The 87th Regular Session ended May 31, 2021. Bills that pass both the House and the Senate are sent to the governor to sign, veto, or allow to become law without his signature.

 

When the Legislature passes a bill, does it become a law right away?

No. Under Article 4, Section 14 of the Texas Constitution, bills passed by the Legislature must be submitted to the governor for approval. The governor can sign a bill, veto it, line-item veto an appropriation, or allow a bill to become law without his signature.

 

How much time does the governor have to act on a bill?

The deadline for the governor to act on a bill is contingent upon the point in time in which the bill is presented to the governor.


If a bill is sent to the governor during the legislative session, the governor has 10 days (excluding Sundays) to sign the bill or return the bill to the Legislature with objection. If after 10 days the bill is not returned to the Legislature by the governor with objections or he has not yet signed it, the bill becomes law as if the governor had signed it.


If the Legislature has adjourned sine die, or if the bill is presented to the governor less than 10 days (excluding Sundays) prior to final adjournment, the governor has 20 days (including Sundays) after the final day of the session to sign or veto the bill. If neither action is taken, the bill becomes law without the governor's signature (Texas Const. art. IV, § 14).
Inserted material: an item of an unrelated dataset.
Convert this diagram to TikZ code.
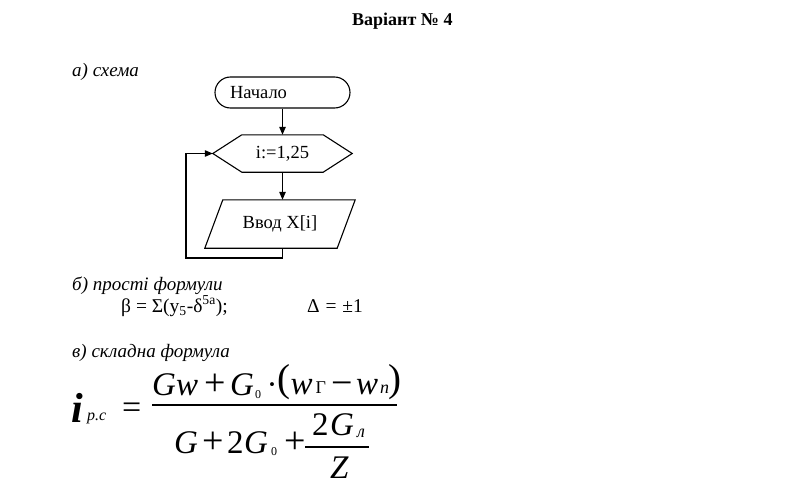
\documentclass[tikz,border=0pt]{standalone}
\usepackage{fontspec}
\setmainfont{Liberation Serif}
\usetikzlibrary{arrows.meta,shapes.misc}
\newcommand\fbody{\fontsize{18.5}{21}\selectfont}
\newcommand\fhead{\fontsize{19}{22}\selectfont\itshape}
\newcommand\fform{\fontsize{19.5}{22}\selectfont}
\newcommand\ftitle{\fontsize{18}{22}\selectfont\bfseries}
\newcommand\fbig{\fontsize{33}{38}\selectfont}
\newcommand\fop{\fontsize{38}{42}\selectfont}
\newcommand\fpar{\fontsize{39}{44}\selectfont}
\newcommand\fsubs{\fontsize{18}{20}\selectfont}
\newcommand\fzero{\fontsize{12}{14}\selectfont}
\tikzset{
  box/.style={draw, line width=1.1pt, inner sep=0pt, font=\fbody},
  ghost/.style={inner sep=0pt, font=\fbody},
  arr/.style={line width=1.1pt, -{Triangle[length=8pt,width=6.5pt]}},
  txt/.style={anchor=base west, inner sep=0pt},
  fm/.style={anchor=base west, inner sep=0pt, font=\fbig},
  fo/.style={anchor=base west, inner sep=0pt, font=\fop},
  fp/.style={anchor=base west, inner sep=0pt, font=\fpar},
  fs/.style={anchor=base west, inner sep=0pt, font=\fsubs},
  fz/.style={anchor=base west, inner sep=0pt, font=\fzero},
  bar/.style={line width=1.4pt}
}
\begin{document}
\begin{tikzpicture}[x=1pt,y=-1pt]
\useasboundingbox[fill=white] (0,0) rectangle (788,503);
% title and headings
\node[txt, font=\ftitle] (title) at (352,26) {Варіант № 4};
\node[txt, font=\fhead] (ha) at (72,77) {а) схема};
\node[txt, font=\fhead] (hb) at (72,290) {б) прості формули};
\node[txt, font=\fhead] (hc) at (72,357) {в) складна формула};
% flowchart
\node[box, rounded rectangle, minimum width=135, minimum height=31] (start) at (282.5,92.5) {Начало\hspace*{48pt}};
\node[ghost, minimum width=139, minimum height=37] (hex) at (282.5,153.5) {i:=1,25};
\draw[line width=1.1pt] (hex.west) -- ([xshift=29]hex.north west) -- ([xshift=-29]hex.north east) -- (hex.east) -- ([xshift=-29]hex.south east) -- ([xshift=29]hex.south west) -- cycle;
\node[ghost, minimum width=150, minimum height=48] (io) at (280,224) {Ввод X[i]};
\draw[line width=1.1pt] ([xshift=18]io.north west) -- (io.north east) -- ([xshift=-18]io.south east) -- (io.south west) -- cycle;
\coordinate (loop) at (186,258);
\draw[arr] (start.south) -- (hex.north);
\draw[arr] (hex.south) -- (hex.south |- io.north);
\draw[arr] (hex.south |- io.south) |- (loop) |- (hex.west);
% simple formulas
\node[txt, font=\fform] (f1) at (121,312) {β = Σ(y\textsubscript{5}-δ\textsuperscript{5a});};
\node[txt, font=\fform] (f2) at (307,312) {Δ\hspace{1pt} = \hspace{1pt}±1};
% complex formula
\node[txt, font=\fontsize{42}{48}\selectfont\bfseries\itshape] (ii) at (71,422) {i};
\node[txt, font=\fontsize{16}{19}\selectfont\itshape] (isub) at (87,420) {p.c};
\node[txt, font=\fontsize{34}{40}\selectfont] (eq) at (122,418) {=};
% numerator
\node[fm] (n1) at (152,395) {\itshape Gw};
\node[fo] (n2) at (204,395) {+};
\node[fm] (n3) at (230,395) {\itshape G};
\node[fz] (n4) at (255,398) {0};
\node[fm] (n5) at (266.5,395) {·};
\node[fp] (n6) at (277,391) {(};
\node[fm] (n7) at (290.5,394) {\itshape w};
\node[fs] (n8) at (315.5,393) {Г};
\node[fo] (n9) at (331,395) {−};
\node[fm] (n10) at (356,394) {\itshape w};
\node[fs] (n11) at (380,393) {\itshape n};
\node[fp] (n12) at (388,391) {)};
\coordinate (b1) at (152,405);
\coordinate (b2) at (397,405);
\draw[bar] (b1) -- (b2);
% denominator
\node[fm] (d1) at (174,453) {\itshape G};
\node[fo] (d2) at (202,453) {+};
\node[fm] (d3) at (227,453) {2};
\node[fm] (d4) at (244,453) {\itshape G};
\node[fz] (d5) at (271,455) {0};
\node[fo] (d6) at (284,453) {+};
\node[fm] (d7) at (312,435) {2};
\node[fm] (d8) at (330,435) {\itshape G};
\node[fs] (d9) at (357,437) {\itshape л};
\node[fm] (d10) at (330,478) {\itshape Z};
\coordinate (c1) at (305,447);
\coordinate (c2) at (369,447);
\draw[bar] (c1) -- (c2);
\end{tikzpicture}
\end{document}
Sunday, June 20, is the 20th day following the final adjournment of the 87th Regular Session. It is the last day the governor can sign or veto bills passed during the 87th Regular Session. The LRL's vetoes database will be updated for the 87th Regular Session as we receive those documents.

 

If the governor approves a bill, when will it take effect?

The text of a bill may include effective date provisions requiring the bill to take effect immediately, to take effect on a specified day, or there may be no mention of an effective date. Different sections of a bill may have different effective dates.
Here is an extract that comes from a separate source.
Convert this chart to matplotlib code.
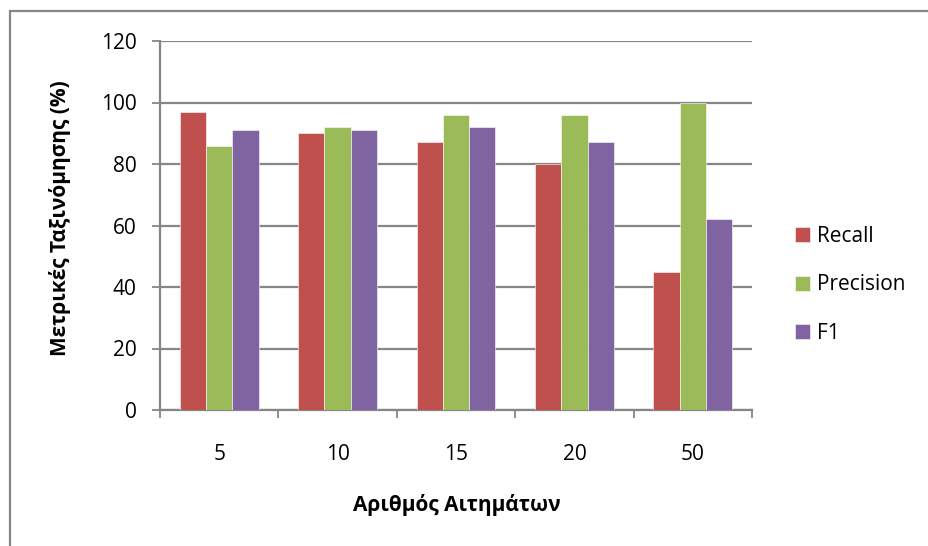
import numpy as np
import matplotlib.pyplot as plt
from matplotlib.patches import Rectangle

plt.rcParams['font.family'] = ['Open Sans', 'DejaVu Sans']

# Data
requests = ['5', '10', '15', '20', '50']
recall = [97, 90, 87, 80, 45]
precision = [86, 92, 96, 96, 100]
f1 = [91, 91, 92, 87, 62]

series = [('Recall', recall, '#C0504D'),
          ('Precision', precision, '#9BBB59'),
          ('F1', f1, '#8064A2')]

grid_col = '#868686'

fig = plt.figure(figsize=(9.29, 5.46), dpi=100)
ax = fig.add_axes([160/929, 1 - 410/546, (752-160)/929, (410-41)/546])

x = np.arange(len(requests))
w = 1 / 4.5
for i, (name, vals, col) in enumerate(series):
    ax.bar(x + (i - 1) * w, vals, width=w, color=col, label=name,
           edgecolor='white', linewidth=0.4, zorder=3)

ax.set_xlim(-0.5, len(requests) - 0.5)
ax.set_ylim(0, 120)
ax.set_yticks(np.arange(0, 121, 20))
ax.grid(axis='y', color=grid_col, linewidth=1.6, zorder=0)

# category boundaries as major ticks, labels at centres
ax.set_xticks(np.arange(-0.5, len(requests)), labels=[''] * (len(requests) + 1))
ax.set_xticks(x, labels=requests, minor=True)
ax.tick_params(axis='x', which='major', direction='out', length=6, width=1.3, color=grid_col)
ax.tick_params(axis='x', which='minor', length=0, pad=24.5, labelsize=15)
ax.tick_params(axis='y', direction='out', length=6, width=1.3, color=grid_col,
               pad=11, labelsize=15)

for s in ['top', 'right']:
    ax.spines[s].set_visible(False)
for s in ['left', 'bottom']:
    ax.spines[s].set_color(grid_col)
    ax.spines[s].set_linewidth(1.6)

fig.text(60/929, 1 - 218/546, 'Μετρικές Ταξινόμησης (%)', rotation=90,
         ha='center', va='center', fontsize=15, fontweight='bold')
fig.text(457/929, 1 - 505/546, 'Αριθμός Αιτημάτων', ha='center', va='center',
         fontsize=15, fontweight='bold')

ax.legend(loc='center left', bbox_to_anchor=(795/929, 1 - 285/546),
          bbox_transform=fig.transFigure, frameon=False, fontsize=15,
          handlelength=0.72, handleheight=0.72, handletextpad=0.35,
          labelspacing=1.33, borderaxespad=0, borderpad=0)

# outer chart border
fig.patches.append(Rectangle((10/929, -0.05), 1.1, 1.05 - 11/546, transform=fig.transFigure,
                             fill=False, edgecolor=grid_col, linewidth=1.6, figure=fig))

fig.savefig('out.png', dpi=100)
According to Article III, Section 39 of the Texas Constitution, a bill cannot become effective until at least 90 days after the session ends unless the bill passes both chambers with a favorable vote by two-thirds of the members.
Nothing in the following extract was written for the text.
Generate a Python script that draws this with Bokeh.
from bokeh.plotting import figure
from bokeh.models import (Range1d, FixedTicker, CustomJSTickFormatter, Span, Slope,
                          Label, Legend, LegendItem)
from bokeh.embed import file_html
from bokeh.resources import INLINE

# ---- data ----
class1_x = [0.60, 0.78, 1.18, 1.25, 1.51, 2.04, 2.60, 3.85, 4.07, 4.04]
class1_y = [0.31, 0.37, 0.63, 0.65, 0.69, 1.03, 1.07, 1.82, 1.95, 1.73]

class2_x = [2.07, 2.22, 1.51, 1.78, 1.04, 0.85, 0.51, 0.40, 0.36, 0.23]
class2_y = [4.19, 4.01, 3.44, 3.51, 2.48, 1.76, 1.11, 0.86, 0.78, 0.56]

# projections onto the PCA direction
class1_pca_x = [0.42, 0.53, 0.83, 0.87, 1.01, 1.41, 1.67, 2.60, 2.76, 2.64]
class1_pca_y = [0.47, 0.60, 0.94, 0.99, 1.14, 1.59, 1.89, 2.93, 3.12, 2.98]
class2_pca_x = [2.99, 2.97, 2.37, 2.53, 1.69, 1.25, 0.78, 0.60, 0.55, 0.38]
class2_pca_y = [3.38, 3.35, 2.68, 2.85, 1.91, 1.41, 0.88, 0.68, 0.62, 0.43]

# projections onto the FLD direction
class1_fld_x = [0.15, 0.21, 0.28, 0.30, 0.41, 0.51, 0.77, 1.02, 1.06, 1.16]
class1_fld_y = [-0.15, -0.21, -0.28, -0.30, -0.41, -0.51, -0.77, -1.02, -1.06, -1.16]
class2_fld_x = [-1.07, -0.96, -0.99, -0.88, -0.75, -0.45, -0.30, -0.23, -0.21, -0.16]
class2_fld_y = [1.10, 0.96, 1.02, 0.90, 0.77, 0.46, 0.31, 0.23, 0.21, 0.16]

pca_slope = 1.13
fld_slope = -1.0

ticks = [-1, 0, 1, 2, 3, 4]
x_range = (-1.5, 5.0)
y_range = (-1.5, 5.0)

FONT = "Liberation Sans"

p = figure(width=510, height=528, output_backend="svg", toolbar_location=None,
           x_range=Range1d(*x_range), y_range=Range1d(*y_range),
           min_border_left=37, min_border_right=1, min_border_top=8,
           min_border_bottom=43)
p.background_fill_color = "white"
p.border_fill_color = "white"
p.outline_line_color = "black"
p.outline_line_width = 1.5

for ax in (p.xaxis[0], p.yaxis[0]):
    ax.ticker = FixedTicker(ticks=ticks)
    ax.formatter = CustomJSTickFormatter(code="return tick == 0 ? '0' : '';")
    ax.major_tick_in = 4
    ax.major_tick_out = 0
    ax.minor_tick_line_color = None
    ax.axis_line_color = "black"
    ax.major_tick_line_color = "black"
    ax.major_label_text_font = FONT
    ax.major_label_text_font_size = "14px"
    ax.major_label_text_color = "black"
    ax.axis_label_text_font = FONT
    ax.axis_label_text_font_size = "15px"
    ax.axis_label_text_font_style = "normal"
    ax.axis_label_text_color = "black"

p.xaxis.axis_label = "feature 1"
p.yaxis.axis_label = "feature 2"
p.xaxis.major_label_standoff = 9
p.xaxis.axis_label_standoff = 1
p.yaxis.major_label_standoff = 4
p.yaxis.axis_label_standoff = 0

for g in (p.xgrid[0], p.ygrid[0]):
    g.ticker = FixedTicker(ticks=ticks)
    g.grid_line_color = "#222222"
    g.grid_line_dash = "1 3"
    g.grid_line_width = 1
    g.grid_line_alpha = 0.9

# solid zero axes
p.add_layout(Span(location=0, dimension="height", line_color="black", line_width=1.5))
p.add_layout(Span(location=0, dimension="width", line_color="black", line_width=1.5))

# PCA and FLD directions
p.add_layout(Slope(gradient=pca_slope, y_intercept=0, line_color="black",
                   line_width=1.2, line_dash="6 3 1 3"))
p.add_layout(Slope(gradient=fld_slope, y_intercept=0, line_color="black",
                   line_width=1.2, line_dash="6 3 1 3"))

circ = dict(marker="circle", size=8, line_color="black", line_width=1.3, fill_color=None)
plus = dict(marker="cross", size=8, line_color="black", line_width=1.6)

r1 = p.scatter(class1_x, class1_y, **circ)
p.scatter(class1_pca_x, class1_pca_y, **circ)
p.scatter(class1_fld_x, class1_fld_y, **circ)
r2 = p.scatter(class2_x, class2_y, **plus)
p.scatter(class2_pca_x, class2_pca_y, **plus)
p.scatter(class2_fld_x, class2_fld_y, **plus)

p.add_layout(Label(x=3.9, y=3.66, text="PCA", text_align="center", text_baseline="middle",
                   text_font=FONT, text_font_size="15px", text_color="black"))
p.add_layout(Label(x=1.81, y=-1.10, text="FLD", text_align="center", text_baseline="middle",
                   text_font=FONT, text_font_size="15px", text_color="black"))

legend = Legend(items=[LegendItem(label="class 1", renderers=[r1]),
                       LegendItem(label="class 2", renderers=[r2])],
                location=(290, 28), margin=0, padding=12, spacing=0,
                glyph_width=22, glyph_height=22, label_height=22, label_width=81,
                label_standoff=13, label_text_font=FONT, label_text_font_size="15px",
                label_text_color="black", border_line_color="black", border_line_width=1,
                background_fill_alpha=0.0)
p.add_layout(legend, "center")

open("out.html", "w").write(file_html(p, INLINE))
Monday, August 30, 2021 is the 91st day following final adjournment; bills that do not specify an effective date and those that did not have the two-thirds vote necessary to take effect earlier will take effect on Monday, August 30, 2021.


If a bill received the votes necessary to become effective immediately, it will take effect on the date of the last action necessary for it to become law. This could be when the governor signs it, when the governor files it with the Secretary of State without approving or vetoing it, or when the time for the governor to act expires, if the bill has not been approved or vetoed during that time.

 

What happens to bills that do not pass?

Bills that do not make it completely through the legislative process die with the end of the session and are not automatically refiled during the next session.

 

What about other types of legislation?

Joint resolutions that pass both chambers of the Legislature are filed with the Secretary of State, and will be on the ballot as a proposed constitutional amendment for the November 2, 2021 election.


Concurrent resolutions generally require action by the governor. Concurrent resolutions used for administrative matters in the House and Senate do not require approval from the governor.


Simple resolutions are passed by only one chamber of the Legislature, and do not require the governor's approval.

 

Where can I find more information about special sessions?

You can start with the LRL's FAQ about special sessions. The LRL website's section devoted to special sessions also includes historical information, links to statutory authority pertaining to special sessions, and more.